**Exercise**
Write out each line that follows exactly as it stands, without the pictures.

**Provided material**
- - - - - - -

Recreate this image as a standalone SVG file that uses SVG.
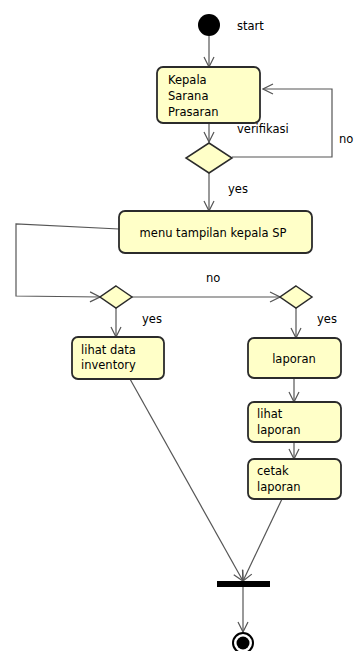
<svg xmlns="http://www.w3.org/2000/svg" width="355" height="651" viewBox="0 0 355 651">
  <style>
    .act { fill: #ffffc8; stroke: #2b2b2b; stroke-width: 1.8; }
    .dec { fill: #ffffc8; stroke: #2b2b2b; stroke-width: 1.5; }
    .lbl { font-family: "DejaVu Sans", Verdana, sans-serif; font-size: 11.5px; fill: #000; }
    .edge { fill: none; stroke: #555; stroke-width: 1.2; }
  </style>
  <defs>
    <marker id="open" viewBox="0 0 12 12" refX="11" refY="6" markerWidth="12" markerHeight="12" markerUnits="userSpaceOnUse" orient="auto">
      <path d="M1,1 L11,6 L1,11" fill="none" stroke="#555" stroke-width="1.2"/>
    </marker>
  </defs>
  <rect width="355" height="651" fill="#fff"/>

  <g id="connectors">
    <line class="edge" x1="209" y1="36" x2="209" y2="67" marker-end="url(#open)"/>
    <line class="edge" x1="209" y1="123" x2="209" y2="142" marker-end="url(#open)"/>
    <polyline class="edge" points="232,157 332,157 332,89 263,89" marker-end="url(#open)"/>
    <line class="edge" x1="209" y1="173" x2="209" y2="211" marker-end="url(#open)"/>
    <polyline class="edge" points="119,229 16,224 16,296 100,297" marker-end="url(#open)"/>
    <line class="edge" x1="132" y1="297" x2="280" y2="297" marker-end="url(#open)"/>
    <line class="edge" x1="116" y1="308" x2="116" y2="337" marker-end="url(#open)"/>
    <line class="edge" x1="296" y1="308" x2="296" y2="338" marker-end="url(#open)"/>
    <line class="edge" x1="294" y1="378" x2="294" y2="402" marker-end="url(#open)"/>
    <line class="edge" x1="294" y1="442" x2="294" y2="459" marker-end="url(#open)"/>
    <line class="edge" x1="130" y1="379" x2="243" y2="581" marker-end="url(#open)"/>
    <line class="edge" x1="282" y1="499" x2="243" y2="581" marker-end="url(#open)"/>
    <line class="edge" x1="243" y1="587" x2="243" y2="632" marker-end="url(#open)"/>
  </g>

  <g id="start">
    <circle cx="209" cy="25" r="11" fill="#000"/>
    <text class="lbl" x="237" y="30">start</text>
  </g>

  <g id="kepala">
    <rect class="act" x="157" y="67" width="103" height="56" rx="6"/>
    <text class="lbl" x="168" y="84">Kepala</text>
    <text class="lbl" x="168" y="100">Sarana</text>
    <text class="lbl" x="168" y="116">Prasaran</text>
  </g>

  <g id="verifikasi">
    <polygon class="dec" points="209,143 232,158 209,173 186,158"/>
    <text class="lbl" x="237" y="133">verifikasi</text>
    <text class="lbl" x="339" y="143">no</text>
    <text class="lbl" x="228" y="193">yes</text>
  </g>

  <g id="menu">
    <rect class="act" x="119" y="211" width="193" height="42" rx="6"/>
    <text class="lbl" x="213" y="237" text-anchor="middle">menu tampilan kepala SP</text>
  </g>

  <g id="decision-left">
    <polygon class="dec" points="116,286 132,297 116,308 100,297"/>
    <text class="lbl" x="142" y="323">yes</text>
  </g>

  <g id="decision-right">
    <polygon class="dec" points="296,286 312,297 296,308 280,297"/>
    <text class="lbl" x="317" y="323">yes</text>
    <text class="lbl" x="206" y="282">no</text>
  </g>

  <g id="inventory">
    <rect class="act" x="72" y="337" width="92" height="42" rx="6"/>
    <text class="lbl" x="81" y="354">lihat data</text>
    <text class="lbl" x="81" y="369">inventory</text>
  </g>

  <g id="laporan">
    <rect class="act" x="248" y="338" width="93" height="40" rx="6"/>
    <text class="lbl" x="294" y="363" text-anchor="middle">laporan</text>
  </g>

  <g id="lihat-laporan">
    <rect class="act" x="248" y="402" width="93" height="40" rx="6"/>
    <text class="lbl" x="257" y="418">lihat</text>
    <text class="lbl" x="257" y="434">laporan</text>
  </g>

  <g id="cetak-laporan">
    <rect class="act" x="248" y="459" width="93" height="40" rx="6"/>
    <text class="lbl" x="257" y="475">cetak</text>
    <text class="lbl" x="257" y="491">laporan</text>
  </g>

  <g id="join">
    <rect x="217" y="581" width="53" height="6" fill="#000"/>
  </g>

  <g id="end">
    <circle cx="243" cy="643" r="10" fill="#fff" stroke="#000" stroke-width="2"/>
    <circle cx="243" cy="643" r="6.5" fill="#000"/>
  </g>
</svg>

- - - - - - -

**The response**
Recreate this image as a standalone SVG file that uses SVG.
<svg xmlns="http://www.w3.org/2000/svg" width="355" height="651" viewBox="0 0 355 651">
  <style>
    .act { fill: #ffffc8; stroke: #2b2b2b; stroke-width: 1.8; }
    .dec { fill: #ffffc8; stroke: #2b2b2b; stroke-width: 1.5; }
    .lbl { font-family: "DejaVu Sans", Verdana, sans-serif; font-size: 11.5px; fill: #000; }
    .edge { fill: none; stroke: #555; stroke-width: 1.2; }
  </style>
  <defs>
    <marker id="open" viewBox="0 0 12 12" refX="11" refY="6" markerWidth="12" markerHeight="12" markerUnits="userSpaceOnUse" orient="auto">
      <path d="M1,1 L11,6 L1,11" fill="none" stroke="#555" stroke-width="1.2"/>
    </marker>
  </defs>
  <rect width="355" height="651" fill="#fff"/>

  <g id="connectors">
    <line class="edge" x1="209" y1="36" x2="209" y2="67" marker-end="url(#open)"/>
    <line class="edge" x1="209" y1="123" x2="209" y2="142" marker-end="url(#open)"/>
    <polyline class="edge" points="232,157 332,157 332,89 263,89" marker-end="url(#open)"/>
    <line class="edge" x1="209" y1="173" x2="209" y2="211" marker-end="url(#open)"/>
    <polyline class="edge" points="119,229 16,224 16,296 100,297" marker-end="url(#open)"/>
    <line class="edge" x1="132" y1="297" x2="280" y2="297" marker-end="url(#open)"/>
    <line class="edge" x1="116" y1="308" x2="116" y2="337" marker-end="url(#open)"/>
    <line class="edge" x1="296" y1="308" x2="296" y2="338" marker-end="url(#open)"/>
    <line class="edge" x1="294" y1="378" x2="294" y2="402" marker-end="url(#open)"/>
    <line class="edge" x1="294" y1="442" x2="294" y2="459" marker-end="url(#open)"/>
    <line class="edge" x1="130" y1="379" x2="243" y2="581" marker-end="url(#open)"/>
    <line class="edge" x1="282" y1="499" x2="243" y2="581" marker-end="url(#open)"/>
    <line class="edge" x1="243" y1="587" x2="243" y2="632" marker-end="url(#open)"/>
  </g>

  <g id="start">
    <circle cx="209" cy="25" r="11" fill="#000"/>
    <text class="lbl" x="237" y="30">start</text>
  </g>

  <g id="kepala">
    <rect class="act" x="157" y="67" width="103" height="56" rx="6"/>
    <text class="lbl" x="168" y="84">Kepala</text>
    <text class="lbl" x="168" y="100">Sarana</text>
    <text class="lbl" x="168" y="116">Prasaran</text>
  </g>

  <g id="verifikasi">
    <polygon class="dec" points="209,143 232,158 209,173 186,158"/>
    <text class="lbl" x="237" y="133">verifikasi</text>
    <text class="lbl" x="339" y="143">no</text>
    <text class="lbl" x="228" y="193">yes</text>
  </g>

  <g id="menu">
    <rect class="act" x="119" y="211" width="193" height="42" rx="6"/>
    <text class="lbl" x="213" y="237" text-anchor="middle">menu tampilan kepala SP</text>
  </g>

  <g id="decision-left">
    <polygon class="dec" points="116,286 132,297 116,308 100,297"/>
    <text class="lbl" x="142" y="323">yes</text>
  </g>

  <g id="decision-right">
    <polygon class="dec" points="296,286 312,297 296,308 280,297"/>
    <text class="lbl" x="317" y="323">yes</text>
    <text class="lbl" x="206" y="282">no</text>
  </g>

  <g id="inventory">
    <rect class="act" x="72" y="337" width="92" height="42" rx="6"/>
    <text class="lbl" x="81" y="354">lihat data</text>
    <text class="lbl" x="81" y="369">inventory</text>
  </g>

  <g id="laporan">
    <rect class="act" x="248" y="338" width="93" height="40" rx="6"/>
    <text class="lbl" x="294" y="363" text-anchor="middle">laporan</text>
  </g>

  <g id="lihat-laporan">
    <rect class="act" x="248" y="402" width="93" height="40" rx="6"/>
    <text class="lbl" x="257" y="418">lihat</text>
    <text class="lbl" x="257" y="434">laporan</text>
  </g>

  <g id="cetak-laporan">
    <rect class="act" x="248" y="459" width="93" height="40" rx="6"/>
    <text class="lbl" x="257" y="475">cetak</text>
    <text class="lbl" x="257" y="491">laporan</text>
  </g>

  <g id="join">
    <rect x="217" y="581" width="53" height="6" fill="#000"/>
  </g>

  <g id="end">
    <circle cx="243" cy="643" r="10" fill="#fff" stroke="#000" stroke-width="2"/>
    <circle cx="243" cy="643" r="6.5" fill="#000"/>
  </g>
</svg>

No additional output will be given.